Sunday, 10 July 2011

Denis Avery – an agnotological note



If I told you that this is a genetically-engineered 'man carrot', grown by Monsanto-funded Denis Avery of the Center for Global Food Issues in an heroic attempt to improve eyesight and prevent erectile dysfunction by consuming just one vegetable - would you believe me?



I thought not... but you'd better believe that agnotology is ''the study of culturally-induced ignorance or doubt, particularly the publication of inaccurate or misleading scientific data''. The term was coined by a science historian, Robert N. Procter, to describe an increasingly common phenomenon in public debates over scientific matters, such as the extent of the harm caused by tobacco smoking or greenhouse gas emissions. It involves the telling of outright lies or half-truths, or the presentation of factual data in ways which are misleading.

In its worst form it involves compounding the lie by attributing it to a reputable scientist or public science organisation. This is what Denis Avery of the misleadingly named Center for Global Food Issues at the Hudson Institute did in 1998 when he claimed that people who ate organic food were eight times more likely to be attacked by the potentially fatal strain of E. coli 0157:H7 than those who ate non-organic food.

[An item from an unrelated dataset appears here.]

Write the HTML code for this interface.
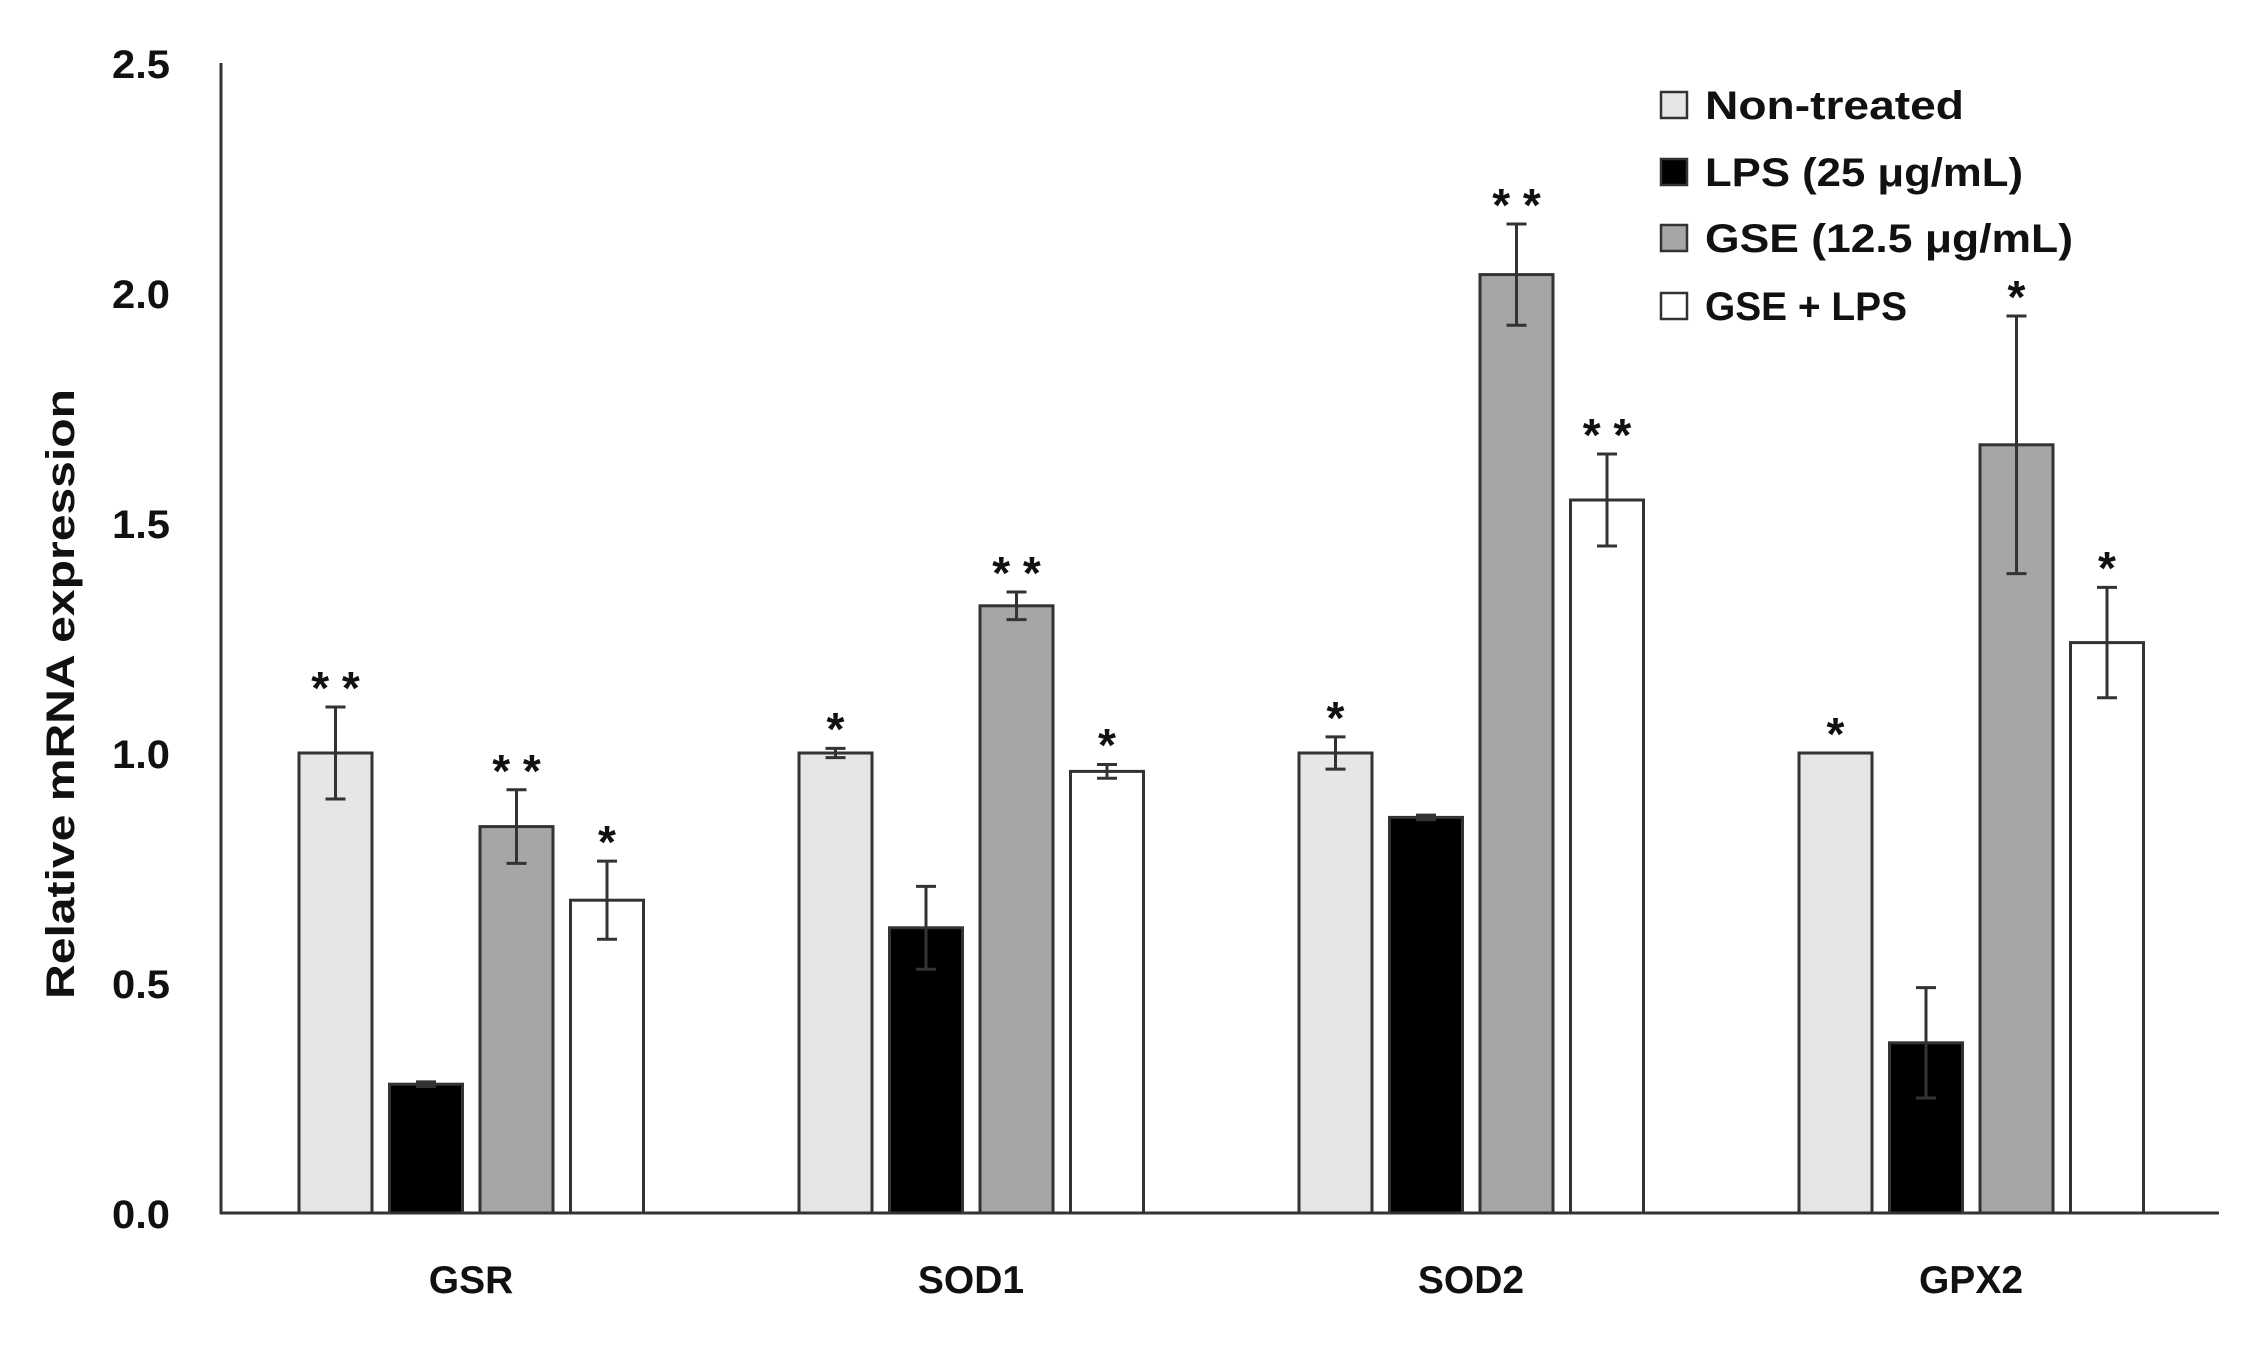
<!DOCTYPE html>
<html><head><meta charset="utf-8"><style>
html,body{margin:0;padding:0;background:#fff;}
svg{display:block;}
text{font-family:"Liberation Sans",sans-serif;font-weight:bold;fill:#111;}
</style></head><body>
<svg width="2252" height="1347" xmlns="http://www.w3.org/2000/svg">
<rect width="2252" height="1347" fill="#fff"/>
<line x1="221" y1="63" x2="221" y2="1214" stroke="#333" stroke-width="3"/>
<line x1="220" y1="1213" x2="2219" y2="1213" stroke="#333" stroke-width="3"/>
<g font-size="40" text-anchor="end">
<text x="170" y="1228" textLength="58" lengthAdjust="spacingAndGlyphs">0.0</text>
<text x="170" y="998" textLength="58" lengthAdjust="spacingAndGlyphs">0.5</text>
<text x="170" y="768" textLength="58" lengthAdjust="spacingAndGlyphs">1.0</text>
<text x="170" y="538" textLength="58" lengthAdjust="spacingAndGlyphs">1.5</text>
<text x="170" y="308" textLength="58" lengthAdjust="spacingAndGlyphs">2.0</text>
<text x="170" y="78" textLength="58" lengthAdjust="spacingAndGlyphs">2.5</text>
</g>
<text transform="translate(74,694) rotate(-90)" font-size="40" text-anchor="middle" textLength="610" lengthAdjust="spacingAndGlyphs">Relative mRNA expression</text>
<g font-size="39" text-anchor="middle">
<text x="471" y="1293">GSR</text>
<text x="971" y="1293">SOD1</text>
<text x="1471" y="1293">SOD2</text>
<text x="1971" y="1293">GPX2</text>
</g>
<g stroke="#333" stroke-width="3">
<rect x="299" y="753" width="73" height="460" fill="#e6e6e6"/>
<rect x="389.5" y="1084.2" width="73" height="128.8" fill="#000"/>
<rect x="480" y="826.6" width="73" height="386.4" fill="#a6a6a6"/>
<rect x="570.5" y="900.2" width="73" height="312.8" fill="#fff"/>
<rect x="799" y="753" width="73" height="460" fill="#e6e6e6"/>
<rect x="889.5" y="927.8" width="73" height="285.2" fill="#000"/>
<rect x="980" y="605.8" width="73" height="607.2" fill="#a6a6a6"/>
<rect x="1070.5" y="771.4" width="73" height="441.6" fill="#fff"/>
<rect x="1299" y="753" width="73" height="460" fill="#e6e6e6"/>
<rect x="1389.5" y="817.4" width="73" height="395.6" fill="#000"/>
<rect x="1480" y="274.6" width="73" height="938.4" fill="#a6a6a6"/>
<rect x="1570.5" y="500" width="73" height="713" fill="#fff"/>
<rect x="1799" y="753" width="73" height="460" fill="#e6e6e6"/>
<rect x="1889.5" y="1042.8" width="73" height="170.2" fill="#000"/>
<rect x="1980" y="444.8" width="73" height="768.2" fill="#a6a6a6"/>
<rect x="2070.5" y="642.6" width="73" height="570.4" fill="#fff"/>
</g>
<g stroke="#333" stroke-width="3" fill="none">
<path d="M325.5 707H345.5M335.5 707V799M325.5 799H345.5"/>
<path d="M416 1081.9H436M426 1081.9V1086.5M416 1086.5H436"/>
<path d="M506.5 789.8H526.5M516.5 789.8V863.4M506.5 863.4H526.5"/>
<path d="M597 861.1H617M607 861.1V939.3M597 939.3H617"/>
<path d="M825.5 748.4H845.5M835.5 748.4V757.6M825.5 757.6H845.5"/>
<path d="M916 886.4H936M926 886.4V969.2M916 969.2H936"/>
<path d="M1006.5 592H1026.5M1016.5 592V619.6M1006.5 619.6H1026.5"/>
<path d="M1097 764.5H1117M1107 764.5V778.3M1097 778.3H1117"/>
<path d="M1325.5 736.9H1345.5M1335.5 736.9V769.1M1325.5 769.1H1345.5"/>
<path d="M1416 815.1H1436M1426 815.1V819.7M1416 819.7H1436"/>
<path d="M1506.5 224H1526.5M1516.5 224V325.2M1506.5 325.2H1526.5"/>
<path d="M1597 454H1617M1607 454V546M1597 546H1617"/>
<path d="M1916 987.6H1936M1926 987.6V1098M1916 1098H1936"/>
<path d="M2006.5 316H2026.5M2016.5 316V573.6M2006.5 573.6H2026.5"/>
<path d="M2097 587.4H2117M2107 587.4V697.8M2097 697.8H2117"/>
</g>
<g font-size="46" text-anchor="middle">
<text x="335.5" y="704">* *</text>
<text x="516.5" y="787">* *</text>
<text x="607" y="858">*</text>
<text x="835.5" y="745">*</text>
<text x="1016.5" y="589">* *</text>
<text x="1107" y="761">*</text>
<text x="1335.5" y="734">*</text>
<text x="1516.5" y="221">* *</text>
<text x="1607" y="451">* *</text>
<text x="1835.5" y="750">*</text>
<text x="2016.5" y="313">*</text>
<text x="2107" y="584">*</text>
</g>
<g font-size="40">
<rect x="1661" y="92" width="26" height="26" fill="#e6e6e6" stroke="#333" stroke-width="2.5"/>
<text x="1705" y="119" textLength="259" lengthAdjust="spacingAndGlyphs">Non-treated</text>
<rect x="1661" y="159" width="26" height="26" fill="#000" stroke="#333" stroke-width="2.5"/>
<text x="1705" y="186" textLength="318" lengthAdjust="spacingAndGlyphs">LPS (25 μg/mL)</text>
<rect x="1661" y="225" width="26" height="26" fill="#a6a6a6" stroke="#333" stroke-width="2.5"/>
<text x="1705" y="252" textLength="368" lengthAdjust="spacingAndGlyphs">GSE (12.5 μg/mL)</text>
<rect x="1661" y="293" width="26" height="26" fill="#fff" stroke="#333" stroke-width="2.5"/>
<text x="1705" y="320" textLength="202" lengthAdjust="spacingAndGlyphs">GSE + LPS</text>
</g>
</svg>
</body></html>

Not only was and is there no truth in this statement, but the individual scientist to whom Avery attributed this 'fact' never said or wrote any such thing, and neither did the US Centers for Disease Control, which Avery also cited as a source. You can read more about his lies on organic food, and how they were exposed, on the Sourcewatch site.

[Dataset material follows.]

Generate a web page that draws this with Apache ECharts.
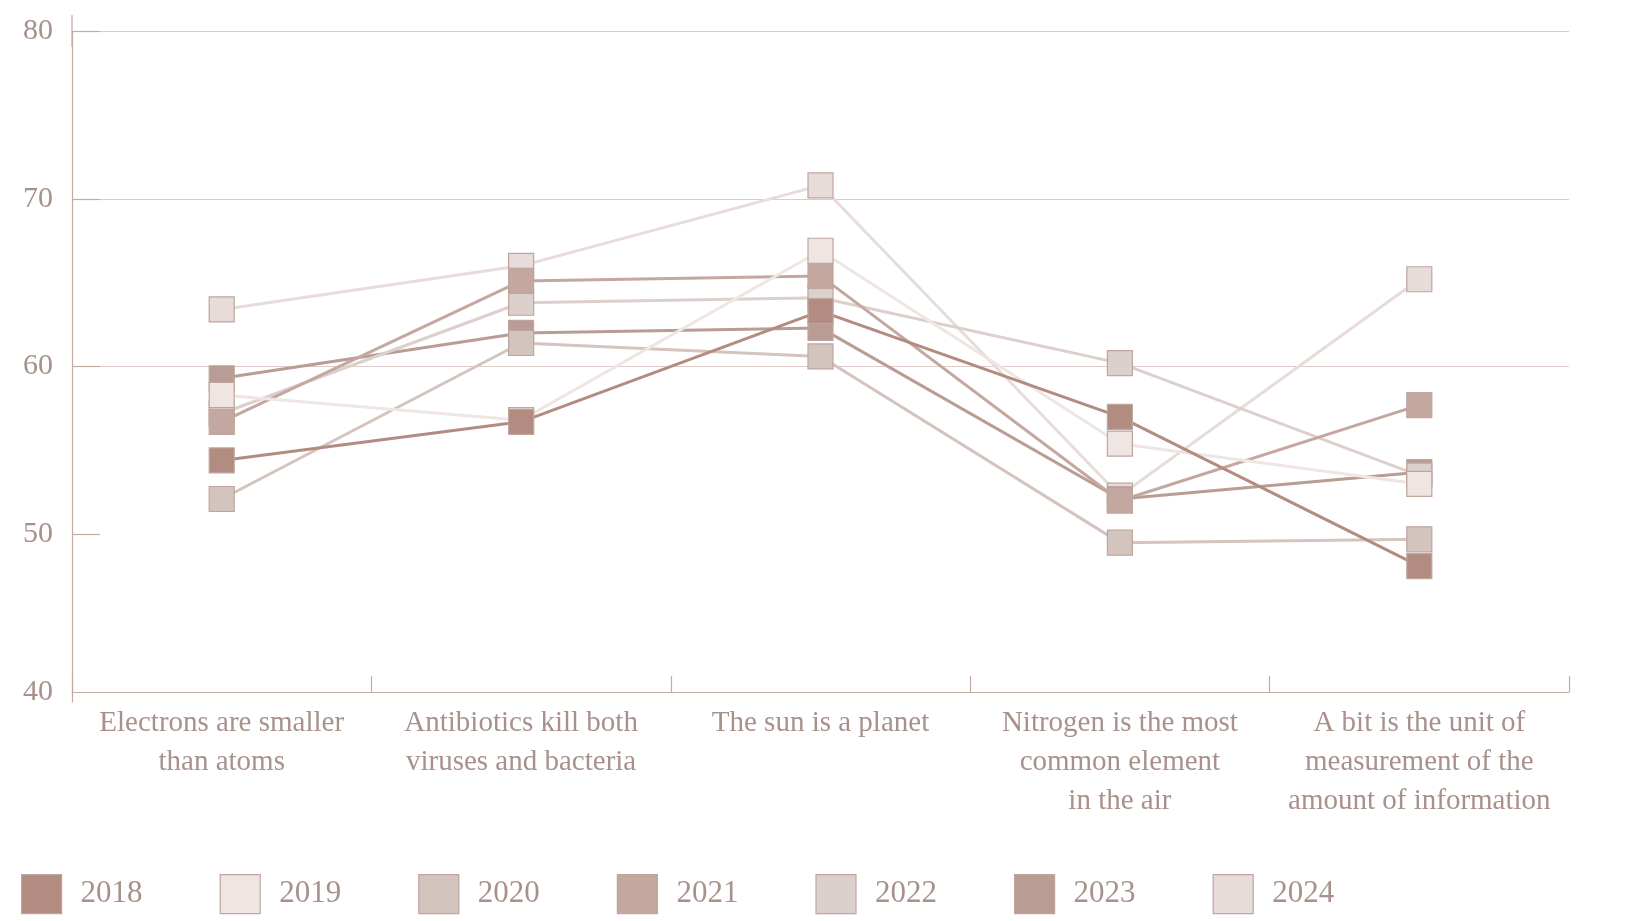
<!DOCTYPE html>
<html>
<head>
<meta charset="utf-8">
<script src="https://cdn.jsdelivr.net/npm/echarts@6/dist/echarts.min.js"></script>
<style>
html,body{margin:0;padding:0;background:#fff;}
#c{width:1634px;height:921px;}
</style>
</head>
<body>
<div id="c"></div>
<script>
const categories = [
  "Electrons are smaller\nthan atoms",
  "Antibiotics kill both\nviruses and bacteria",
  "The sun is a planet",
  "Nitrogen is the most\ncommon element\nin the air",
  "A bit is the unit of\nmeasurement of the\namount of information"
];
const years = ["2018","2019","2020","2021","2022","2023","2024"];
const yTicks = [40, 50, 60, 70, 80];
const v2018 = [54.4, 56.7, 63.3, 57.0, 48.1];
const v2019 = [58.3, 56.8, 66.9, 55.4, 53.0];
const v2020 = [52.1, 61.4, 60.6, 49.5, 49.7];
const v2021 = [56.7, 65.1, 65.4, 52.0, 57.7];
const v2022 = [57.2, 63.8, 64.1, 60.2, 53.5];
const v2023 = [59.3, 62.0, 62.3, 52.1, 53.7];
const v2024 = [63.4, 66.0, 70.8, 52.3, 65.2];
const values = [v2018, v2019, v2020, v2021, v2022, v2023, v2024];
const colors = ["#b28c80","#efe6e4","#d4c4be","#c4a89f","#dcd0cc","#b99c93","#e8dcda"];

const FONT = "'Liberation Serif', 'Times New Roman', serif";
const TXT = "#a8918b";
const AX = '#c4aaa3';

const chart = echarts.init(document.getElementById('c'), null, {renderer:'canvas'});
chart.setOption({
  animation: false,
  backgroundColor: '#ffffff',
  grid: {left: 72, right: 65, top: 31, bottom: 219},
  legend: {
    data: years,
    left: 16,
    top: 869,
    itemWidth: 40,
    itemHeight: 39,
    itemGap: 77,
    icon: 'rect',
    itemStyle: {borderColor: '#bfa59e', borderWidth: 1.2},
    textStyle: {fontFamily: FONT, fontSize: 31, color: TXT, padding: [0,0,0,14]}
  },
  xAxis: {
    type: 'category',
    data: categories,
    boundaryGap: true,
    offset: -10,
    axisLine: {lineStyle: {color: AX, width: 1.2}},
    axisTick: {show: true, inside: true, length: 16, lineStyle: {color: AX, width: 1.2}},
    axisLabel: {fontFamily: FONT, fontSize: 29, color: TXT, lineHeight: 39, margin: 12, interval: 0}
  },
  yAxis: {
    type: 'value',
    min: 40, max: 80, interval: 10,
    axisLine: {show: true, lineStyle: {color: AX, width: 1.2},
      symbol: ['none', 'rect'], symbolSize: [1.2, 32]},
    axisTick: {show: true, inside: true, length: 28, customValues: yTicks.slice(1),
      lineStyle: {color: AX, width: 1.2}},
    axisLabel: {fontFamily: FONT, fontSize: 30, color: TXT, margin: 19,
      customValues: yTicks,
      formatter: v => v === 40 ? '{b|40}' : String(v),
      rich: {b: {fontFamily: FONT, fontSize: 30, color: TXT, padding: [0, 0, 20, 0]}}},
    splitLine: {show: true, lineStyle: {color: ['rgba(0,0,0,0)', '#dccbc6', '#dccbc6', '#dccbc6', '#dccbc6'], width: 1.2}}
  },
  series: years.map((y, i) => ({
    name: y,
    type: 'line',
    data: values[i],
    z: 20 - i,
    symbol: 'rect',
    symbolSize: 25,
    showAllSymbol: true,
    color: colors[i],
    lineStyle: {color: colors[i], width: 3},
    itemStyle: {color: colors[i], borderColor: '#bfa59e', borderWidth: 1.2, opacity: 1},
    emphasis: {disabled: true}
  }))
});
</script>
</body>
</html>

But the interesting (and sad) thing is that a lie repeated often enough starts to be believed as truth, especially when the source is also being lied about, and the lie is further compounded with lying 'analysis'. In the case of the E.coli lie Avery claimed that the fictitious greater contamination of organic food was because organic food is grown in raw manure, when the truth is that organic production standards in the USA and everywhere else expressly prohibit this. Organic production standards are legally enforceable. If a consumer ever found raw manure on an organic product they (or the state) could sue the grower, and if the case were proven damages and/or compensation would apply. A consumer would have no such comeback if poisoned via manure on a non-organic product, or by toxic E.coli traced back to its usual farm source – a feedlot where cattle are packed shoulder to shoulder and stand for days in raw manure.

Avery's lies about organic food are a prime illustration of the old adage ‘A lie is halfway round the world before the truth has got its boots on'. I have seen Avery's lies (all of the above) propagated in the most unexpected places by the most unexpected people. For example, in the correspondence columns of the Christchurch Press by a member of the philosophy department of the University of Canterbury. (I could probably explain how this happened, but don't wish to bore readers interested in agriculture with academic absurdities.)

Culturally-induced ignorance occurs because people prefer to believe lies which fit in with their existing world-view. Lies propagated by a peer group with the same world-view are taken at face value as the truth. This was unfortunate but perhaps not too harmful in the days before lying was transformed into an industry by public relations corporations and those who hire them. These days – beware the menace of Denis and his ilk.